Task prompt: Copy exactly the lines from the start of the material through the line with "ctx.fillText(critical.toFixed(2), px, 12);". Pictures stay out of the copy.

##########

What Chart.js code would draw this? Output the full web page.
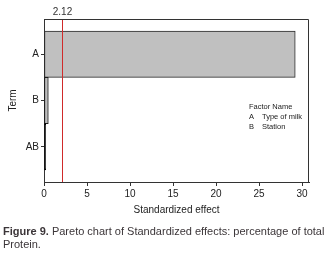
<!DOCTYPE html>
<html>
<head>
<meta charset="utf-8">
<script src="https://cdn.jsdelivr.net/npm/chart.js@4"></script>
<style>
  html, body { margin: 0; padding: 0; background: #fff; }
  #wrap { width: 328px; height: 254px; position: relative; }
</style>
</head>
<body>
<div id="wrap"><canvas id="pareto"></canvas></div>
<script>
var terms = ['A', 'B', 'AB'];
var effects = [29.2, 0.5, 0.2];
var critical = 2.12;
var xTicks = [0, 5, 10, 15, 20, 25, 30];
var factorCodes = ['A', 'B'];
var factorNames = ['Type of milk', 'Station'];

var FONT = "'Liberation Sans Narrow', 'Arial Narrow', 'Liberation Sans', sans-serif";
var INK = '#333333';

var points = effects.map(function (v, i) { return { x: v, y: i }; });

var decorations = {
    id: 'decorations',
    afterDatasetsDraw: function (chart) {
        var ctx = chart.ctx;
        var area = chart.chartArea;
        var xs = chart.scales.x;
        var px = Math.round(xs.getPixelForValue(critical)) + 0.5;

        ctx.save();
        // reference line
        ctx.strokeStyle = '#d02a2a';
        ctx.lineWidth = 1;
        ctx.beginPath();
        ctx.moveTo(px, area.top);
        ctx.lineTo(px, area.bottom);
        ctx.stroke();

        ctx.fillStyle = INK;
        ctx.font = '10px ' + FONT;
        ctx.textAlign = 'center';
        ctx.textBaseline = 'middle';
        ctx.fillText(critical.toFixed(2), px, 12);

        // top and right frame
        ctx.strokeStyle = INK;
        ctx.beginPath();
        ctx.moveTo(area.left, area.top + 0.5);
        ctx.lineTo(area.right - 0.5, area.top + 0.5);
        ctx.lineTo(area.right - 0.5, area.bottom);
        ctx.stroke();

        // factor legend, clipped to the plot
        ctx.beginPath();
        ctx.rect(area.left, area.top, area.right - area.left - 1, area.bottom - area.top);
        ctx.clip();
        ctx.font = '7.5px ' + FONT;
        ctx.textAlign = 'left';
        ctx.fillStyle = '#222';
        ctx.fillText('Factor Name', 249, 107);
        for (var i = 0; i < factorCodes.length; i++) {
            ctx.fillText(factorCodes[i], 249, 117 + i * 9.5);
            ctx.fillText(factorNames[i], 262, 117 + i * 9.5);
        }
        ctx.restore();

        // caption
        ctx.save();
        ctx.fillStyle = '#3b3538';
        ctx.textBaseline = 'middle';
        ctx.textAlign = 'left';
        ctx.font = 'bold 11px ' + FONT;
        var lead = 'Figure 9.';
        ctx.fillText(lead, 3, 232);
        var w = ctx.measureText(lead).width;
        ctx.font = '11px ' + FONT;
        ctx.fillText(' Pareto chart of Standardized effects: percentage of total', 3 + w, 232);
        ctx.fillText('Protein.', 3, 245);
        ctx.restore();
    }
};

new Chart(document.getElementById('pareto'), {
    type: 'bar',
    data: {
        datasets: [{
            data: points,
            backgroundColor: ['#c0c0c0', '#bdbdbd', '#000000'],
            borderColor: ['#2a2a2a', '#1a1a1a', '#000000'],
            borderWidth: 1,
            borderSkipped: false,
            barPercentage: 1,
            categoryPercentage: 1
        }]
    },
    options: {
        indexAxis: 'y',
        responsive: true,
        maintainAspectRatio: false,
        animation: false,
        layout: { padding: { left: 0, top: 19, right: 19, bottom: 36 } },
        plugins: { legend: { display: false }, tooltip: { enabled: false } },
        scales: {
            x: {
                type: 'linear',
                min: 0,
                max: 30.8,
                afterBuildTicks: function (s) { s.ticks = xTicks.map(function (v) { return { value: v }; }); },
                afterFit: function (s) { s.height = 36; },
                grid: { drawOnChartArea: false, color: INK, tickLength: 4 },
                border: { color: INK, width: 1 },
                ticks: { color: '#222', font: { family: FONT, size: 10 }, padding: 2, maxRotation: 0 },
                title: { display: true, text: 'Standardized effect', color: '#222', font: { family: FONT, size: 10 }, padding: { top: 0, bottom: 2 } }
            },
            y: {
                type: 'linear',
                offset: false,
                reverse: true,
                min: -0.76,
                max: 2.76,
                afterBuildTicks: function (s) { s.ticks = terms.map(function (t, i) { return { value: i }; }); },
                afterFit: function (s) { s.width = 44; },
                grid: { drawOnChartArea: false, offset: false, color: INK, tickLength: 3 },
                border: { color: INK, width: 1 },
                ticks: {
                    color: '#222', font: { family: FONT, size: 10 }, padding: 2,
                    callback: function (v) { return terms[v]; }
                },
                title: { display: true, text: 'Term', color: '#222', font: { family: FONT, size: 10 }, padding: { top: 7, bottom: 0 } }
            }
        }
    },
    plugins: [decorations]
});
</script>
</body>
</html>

##########

Exercise response:
What Chart.js code would draw this? Output the full web page.
<!DOCTYPE html>
<html>
<head>
<meta charset="utf-8">
<script src="https://cdn.jsdelivr.net/npm/chart.js@4"></script>
<style>
  html, body { margin: 0; padding: 0; background: #fff; }
  #wrap { width: 328px; height: 254px; position: relative; }
</style>
</head>
<body>
<div id="wrap"><canvas id="pareto"></canvas></div>
<script>
var terms = ['A', 'B', 'AB'];
var effects = [29.2, 0.5, 0.2];
var critical = 2.12;
var xTicks = [0, 5, 10, 15, 20, 25, 30];
var factorCodes = ['A', 'B'];
var factorNames = ['Type of milk', 'Station'];

var FONT = "'Liberation Sans Narrow', 'Arial Narrow', 'Liberation Sans', sans-serif";
var INK = '#333333';

var points = effects.map(function (v, i) { return { x: v, y: i }; });

var decorations = {
    id: 'decorations',
    afterDatasetsDraw: function (chart) {
        var ctx = chart.ctx;
        var area = chart.chartArea;
        var xs = chart.scales.x;
        var px = Math.round(xs.getPixelForValue(critical)) + 0.5;

        ctx.save();
        // reference line
        ctx.strokeStyle = '#d02a2a';
        ctx.lineWidth = 1;
        ctx.beginPath();
        ctx.moveTo(px, area.top);
        ctx.lineTo(px, area.bottom);
        ctx.stroke();

        ctx.fillStyle = INK;
        ctx.font = '10px ' + FONT;
        ctx.textAlign = 'center';
        ctx.textBaseline = 'middle';
        ctx.fillText(critical.toFixed(2), px, 12);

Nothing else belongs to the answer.